Each record below is to be copied word for word, with pictures removed.

Input for this task:
═══

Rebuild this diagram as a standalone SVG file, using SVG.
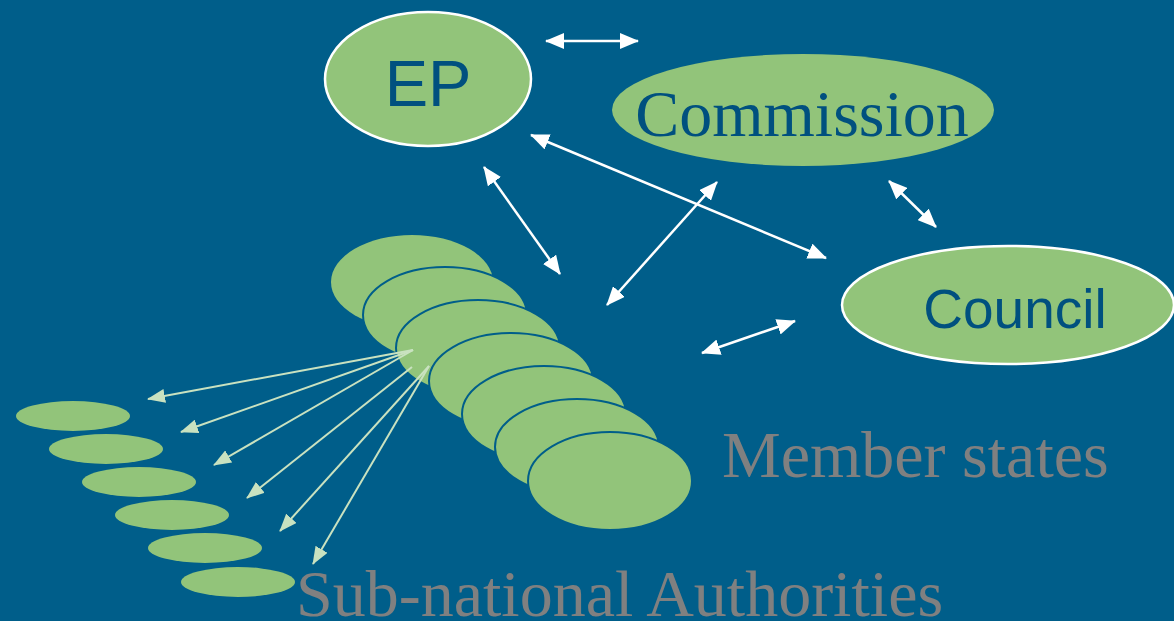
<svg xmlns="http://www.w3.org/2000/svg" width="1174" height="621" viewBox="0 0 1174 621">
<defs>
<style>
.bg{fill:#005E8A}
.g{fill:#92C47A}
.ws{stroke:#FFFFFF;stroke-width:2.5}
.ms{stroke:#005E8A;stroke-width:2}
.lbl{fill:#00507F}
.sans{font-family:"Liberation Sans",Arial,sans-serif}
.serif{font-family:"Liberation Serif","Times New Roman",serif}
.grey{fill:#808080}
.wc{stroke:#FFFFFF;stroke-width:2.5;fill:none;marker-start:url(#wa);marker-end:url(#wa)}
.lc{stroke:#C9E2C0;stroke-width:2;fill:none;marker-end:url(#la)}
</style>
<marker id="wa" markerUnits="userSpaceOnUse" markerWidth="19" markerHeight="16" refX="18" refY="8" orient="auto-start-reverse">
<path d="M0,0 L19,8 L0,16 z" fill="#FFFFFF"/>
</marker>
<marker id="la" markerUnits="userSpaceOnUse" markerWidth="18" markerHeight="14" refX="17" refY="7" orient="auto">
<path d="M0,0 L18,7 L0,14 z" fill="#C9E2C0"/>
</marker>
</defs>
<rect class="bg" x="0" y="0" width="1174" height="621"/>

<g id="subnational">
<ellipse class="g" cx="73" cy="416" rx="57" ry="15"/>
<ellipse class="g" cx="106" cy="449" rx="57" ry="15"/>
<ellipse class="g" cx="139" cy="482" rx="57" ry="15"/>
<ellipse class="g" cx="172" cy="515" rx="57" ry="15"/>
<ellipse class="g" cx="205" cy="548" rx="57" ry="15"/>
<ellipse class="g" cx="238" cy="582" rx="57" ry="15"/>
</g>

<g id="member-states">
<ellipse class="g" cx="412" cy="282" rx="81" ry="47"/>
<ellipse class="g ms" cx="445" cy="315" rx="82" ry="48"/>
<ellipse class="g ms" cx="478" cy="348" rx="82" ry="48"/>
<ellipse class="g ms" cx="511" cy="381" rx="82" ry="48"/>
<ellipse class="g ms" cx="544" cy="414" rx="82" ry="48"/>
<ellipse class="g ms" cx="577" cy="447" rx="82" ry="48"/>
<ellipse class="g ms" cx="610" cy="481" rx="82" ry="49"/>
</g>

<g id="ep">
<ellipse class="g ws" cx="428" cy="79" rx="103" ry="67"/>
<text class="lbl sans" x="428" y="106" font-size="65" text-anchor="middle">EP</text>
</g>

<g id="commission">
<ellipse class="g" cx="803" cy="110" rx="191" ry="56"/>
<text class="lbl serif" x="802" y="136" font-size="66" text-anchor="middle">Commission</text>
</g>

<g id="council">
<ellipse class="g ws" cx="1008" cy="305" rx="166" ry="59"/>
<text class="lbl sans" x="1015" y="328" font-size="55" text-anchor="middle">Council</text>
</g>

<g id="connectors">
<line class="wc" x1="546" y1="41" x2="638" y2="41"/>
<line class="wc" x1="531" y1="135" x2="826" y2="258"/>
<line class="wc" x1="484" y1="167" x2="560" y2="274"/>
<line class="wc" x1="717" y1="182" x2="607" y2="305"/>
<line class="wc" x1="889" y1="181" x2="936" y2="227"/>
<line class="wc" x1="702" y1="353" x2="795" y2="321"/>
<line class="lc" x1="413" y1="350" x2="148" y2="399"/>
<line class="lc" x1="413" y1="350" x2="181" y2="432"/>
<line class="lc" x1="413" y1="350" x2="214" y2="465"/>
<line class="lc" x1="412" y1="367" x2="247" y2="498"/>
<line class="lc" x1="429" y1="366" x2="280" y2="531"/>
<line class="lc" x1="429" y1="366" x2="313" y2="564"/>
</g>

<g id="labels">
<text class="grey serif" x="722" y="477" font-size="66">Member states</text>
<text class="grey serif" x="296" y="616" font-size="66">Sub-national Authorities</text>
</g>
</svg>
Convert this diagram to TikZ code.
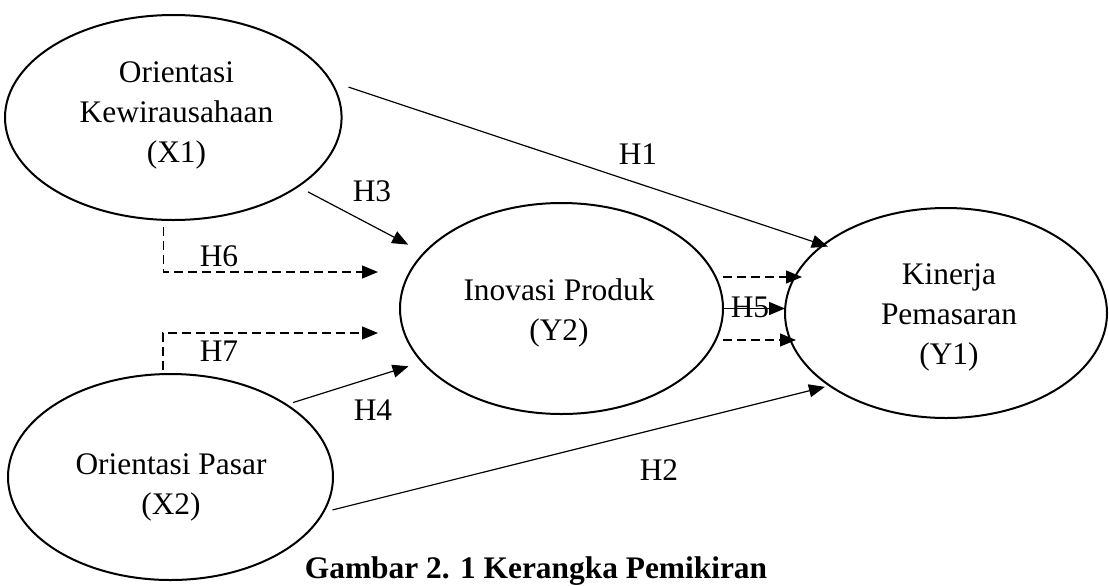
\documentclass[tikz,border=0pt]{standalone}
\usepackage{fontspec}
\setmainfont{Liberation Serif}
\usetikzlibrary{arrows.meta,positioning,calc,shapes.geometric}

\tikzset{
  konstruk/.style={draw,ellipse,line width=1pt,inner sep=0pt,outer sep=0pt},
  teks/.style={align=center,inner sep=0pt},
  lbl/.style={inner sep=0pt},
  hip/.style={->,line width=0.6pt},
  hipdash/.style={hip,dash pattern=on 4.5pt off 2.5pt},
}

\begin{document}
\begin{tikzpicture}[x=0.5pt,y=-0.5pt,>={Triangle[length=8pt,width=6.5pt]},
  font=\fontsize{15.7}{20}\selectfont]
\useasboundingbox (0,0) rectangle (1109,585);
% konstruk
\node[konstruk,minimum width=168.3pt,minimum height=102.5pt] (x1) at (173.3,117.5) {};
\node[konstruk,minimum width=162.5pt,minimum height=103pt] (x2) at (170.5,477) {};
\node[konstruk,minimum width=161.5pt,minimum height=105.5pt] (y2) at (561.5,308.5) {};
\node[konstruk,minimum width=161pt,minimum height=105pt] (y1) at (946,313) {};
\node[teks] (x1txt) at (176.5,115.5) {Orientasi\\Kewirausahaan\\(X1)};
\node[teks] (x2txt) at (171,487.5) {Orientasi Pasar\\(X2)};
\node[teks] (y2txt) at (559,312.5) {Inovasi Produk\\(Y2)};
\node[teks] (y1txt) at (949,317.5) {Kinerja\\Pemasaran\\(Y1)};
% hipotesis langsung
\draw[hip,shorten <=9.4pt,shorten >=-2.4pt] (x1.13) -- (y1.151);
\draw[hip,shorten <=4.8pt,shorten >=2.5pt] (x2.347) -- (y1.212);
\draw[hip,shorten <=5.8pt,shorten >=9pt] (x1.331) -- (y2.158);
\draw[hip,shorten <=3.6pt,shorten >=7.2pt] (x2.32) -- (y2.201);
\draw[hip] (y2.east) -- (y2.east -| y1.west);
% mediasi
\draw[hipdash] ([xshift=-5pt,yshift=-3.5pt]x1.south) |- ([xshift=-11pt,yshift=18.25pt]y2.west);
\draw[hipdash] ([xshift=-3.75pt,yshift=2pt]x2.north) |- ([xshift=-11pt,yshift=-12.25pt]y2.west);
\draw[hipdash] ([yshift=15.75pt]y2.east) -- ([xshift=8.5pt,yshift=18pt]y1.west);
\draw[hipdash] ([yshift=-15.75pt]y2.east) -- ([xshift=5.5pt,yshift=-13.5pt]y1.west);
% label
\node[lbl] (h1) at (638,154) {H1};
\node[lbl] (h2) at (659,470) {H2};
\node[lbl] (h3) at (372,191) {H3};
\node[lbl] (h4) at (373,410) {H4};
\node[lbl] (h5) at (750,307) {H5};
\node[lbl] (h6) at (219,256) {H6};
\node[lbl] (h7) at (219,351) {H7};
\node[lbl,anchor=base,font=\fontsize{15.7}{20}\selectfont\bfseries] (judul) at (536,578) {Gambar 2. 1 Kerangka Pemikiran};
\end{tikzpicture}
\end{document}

═══

Written reply:
Rebuild this diagram as a standalone SVG file, using SVG.
<svg xmlns="http://www.w3.org/2000/svg" width="1174" height="621" viewBox="0 0 1174 621">
<defs>
<style>
.bg{fill:#005E8A}
.g{fill:#92C47A}
.ws{stroke:#FFFFFF;stroke-width:2.5}
.ms{stroke:#005E8A;stroke-width:2}
.lbl{fill:#00507F}
.sans{font-family:"Liberation Sans",Arial,sans-serif}
.serif{font-family:"Liberation Serif","Times New Roman",serif}
.grey{fill:#808080}
.wc{stroke:#FFFFFF;stroke-width:2.5;fill:none;marker-start:url(#wa);marker-end:url(#wa)}
.lc{stroke:#C9E2C0;stroke-width:2;fill:none;marker-end:url(#la)}
</style>
<marker id="wa" markerUnits="userSpaceOnUse" markerWidth="19" markerHeight="16" refX="18" refY="8" orient="auto-start-reverse">
<path d="M0,0 L19,8 L0,16 z" fill="#FFFFFF"/>
</marker>
<marker id="la" markerUnits="userSpaceOnUse" markerWidth="18" markerHeight="14" refX="17" refY="7" orient="auto">
<path d="M0,0 L18,7 L0,14 z" fill="#C9E2C0"/>
</marker>
</defs>
<rect class="bg" x="0" y="0" width="1174" height="621"/>

<g id="subnational">
<ellipse class="g" cx="73" cy="416" rx="57" ry="15"/>
<ellipse class="g" cx="106" cy="449" rx="57" ry="15"/>
<ellipse class="g" cx="139" cy="482" rx="57" ry="15"/>
<ellipse class="g" cx="172" cy="515" rx="57" ry="15"/>
<ellipse class="g" cx="205" cy="548" rx="57" ry="15"/>
<ellipse class="g" cx="238" cy="582" rx="57" ry="15"/>
</g>

<g id="member-states">
<ellipse class="g" cx="412" cy="282" rx="81" ry="47"/>
<ellipse class="g ms" cx="445" cy="315" rx="82" ry="48"/>
<ellipse class="g ms" cx="478" cy="348" rx="82" ry="48"/>
<ellipse class="g ms" cx="511" cy="381" rx="82" ry="48"/>
<ellipse class="g ms" cx="544" cy="414" rx="82" ry="48"/>
<ellipse class="g ms" cx="577" cy="447" rx="82" ry="48"/>
<ellipse class="g ms" cx="610" cy="481" rx="82" ry="49"/>
</g>

<g id="ep">
<ellipse class="g ws" cx="428" cy="79" rx="103" ry="67"/>
<text class="lbl sans" x="428" y="106" font-size="65" text-anchor="middle">EP</text>
</g>

<g id="commission">
<ellipse class="g" cx="803" cy="110" rx="191" ry="56"/>
<text class="lbl serif" x="802" y="136" font-size="66" text-anchor="middle">Commission</text>
</g>

<g id="council">
<ellipse class="g ws" cx="1008" cy="305" rx="166" ry="59"/>
<text class="lbl sans" x="1015" y="328" font-size="55" text-anchor="middle">Council</text>
</g>

<g id="connectors">
<line class="wc" x1="546" y1="41" x2="638" y2="41"/>
<line class="wc" x1="531" y1="135" x2="826" y2="258"/>
<line class="wc" x1="484" y1="167" x2="560" y2="274"/>
<line class="wc" x1="717" y1="182" x2="607" y2="305"/>
<line class="wc" x1="889" y1="181" x2="936" y2="227"/>
<line class="wc" x1="702" y1="353" x2="795" y2="321"/>
<line class="lc" x1="413" y1="350" x2="148" y2="399"/>
<line class="lc" x1="413" y1="350" x2="181" y2="432"/>
<line class="lc" x1="413" y1="350" x2="214" y2="465"/>
<line class="lc" x1="412" y1="367" x2="247" y2="498"/>
<line class="lc" x1="429" y1="366" x2="280" y2="531"/>
<line class="lc" x1="429" y1="366" x2="313" y2="564"/>
</g>

<g id="labels">
<text class="grey serif" x="722" y="477" font-size="66">Member states</text>
<text class="grey serif" x="296" y="616" font-size="66">Sub-national Authorities</text>
</g>
</svg>
Convert this diagram to TikZ code.
\documentclass[tikz,border=0pt]{standalone}
\usepackage{fontspec}
\setmainfont{Liberation Serif}
\usetikzlibrary{arrows.meta,positioning,calc,shapes.geometric}

\tikzset{
  konstruk/.style={draw,ellipse,line width=1pt,inner sep=0pt,outer sep=0pt},
  teks/.style={align=center,inner sep=0pt},
  lbl/.style={inner sep=0pt},
  hip/.style={->,line width=0.6pt},
  hipdash/.style={hip,dash pattern=on 4.5pt off 2.5pt},
}

\begin{document}
\begin{tikzpicture}[x=0.5pt,y=-0.5pt,>={Triangle[length=8pt,width=6.5pt]},
  font=\fontsize{15.7}{20}\selectfont]
\useasboundingbox (0,0) rectangle (1109,585);
% konstruk
\node[konstruk,minimum width=168.3pt,minimum height=102.5pt] (x1) at (173.3,117.5) {};
\node[konstruk,minimum width=162.5pt,minimum height=103pt] (x2) at (170.5,477) {};
\node[konstruk,minimum width=161.5pt,minimum height=105.5pt] (y2) at (561.5,308.5) {};
\node[konstruk,minimum width=161pt,minimum height=105pt] (y1) at (946,313) {};
\node[teks] (x1txt) at (176.5,115.5) {Orientasi\\Kewirausahaan\\(X1)};
\node[teks] (x2txt) at (171,487.5) {Orientasi Pasar\\(X2)};
\node[teks] (y2txt) at (559,312.5) {Inovasi Produk\\(Y2)};
\node[teks] (y1txt) at (949,317.5) {Kinerja\\Pemasaran\\(Y1)};
% hipotesis langsung
\draw[hip,shorten <=9.4pt,shorten >=-2.4pt] (x1.13) -- (y1.151);
\draw[hip,shorten <=4.8pt,shorten >=2.5pt] (x2.347) -- (y1.212);
\draw[hip,shorten <=5.8pt,shorten >=9pt] (x1.331) -- (y2.158);
\draw[hip,shorten <=3.6pt,shorten >=7.2pt] (x2.32) -- (y2.201);
\draw[hip] (y2.east) -- (y2.east -| y1.west);
% mediasi
\draw[hipdash] ([xshift=-5pt,yshift=-3.5pt]x1.south) |- ([xshift=-11pt,yshift=18.25pt]y2.west);
\draw[hipdash] ([xshift=-3.75pt,yshift=2pt]x2.north) |- ([xshift=-11pt,yshift=-12.25pt]y2.west);
\draw[hipdash] ([yshift=15.75pt]y2.east) -- ([xshift=8.5pt,yshift=18pt]y1.west);
\draw[hipdash] ([yshift=-15.75pt]y2.east) -- ([xshift=5.5pt,yshift=-13.5pt]y1.west);
% label
\node[lbl] (h1) at (638,154) {H1};
\node[lbl] (h2) at (659,470) {H2};
\node[lbl] (h3) at (372,191) {H3};
\node[lbl] (h4) at (373,410) {H4};
\node[lbl] (h5) at (750,307) {H5};
\node[lbl] (h6) at (219,256) {H6};
\node[lbl] (h7) at (219,351) {H7};
\node[lbl,anchor=base,font=\fontsize{15.7}{20}\selectfont\bfseries] (judul) at (536,578) {Gambar 2. 1 Kerangka Pemikiran};
\end{tikzpicture}
\end{document}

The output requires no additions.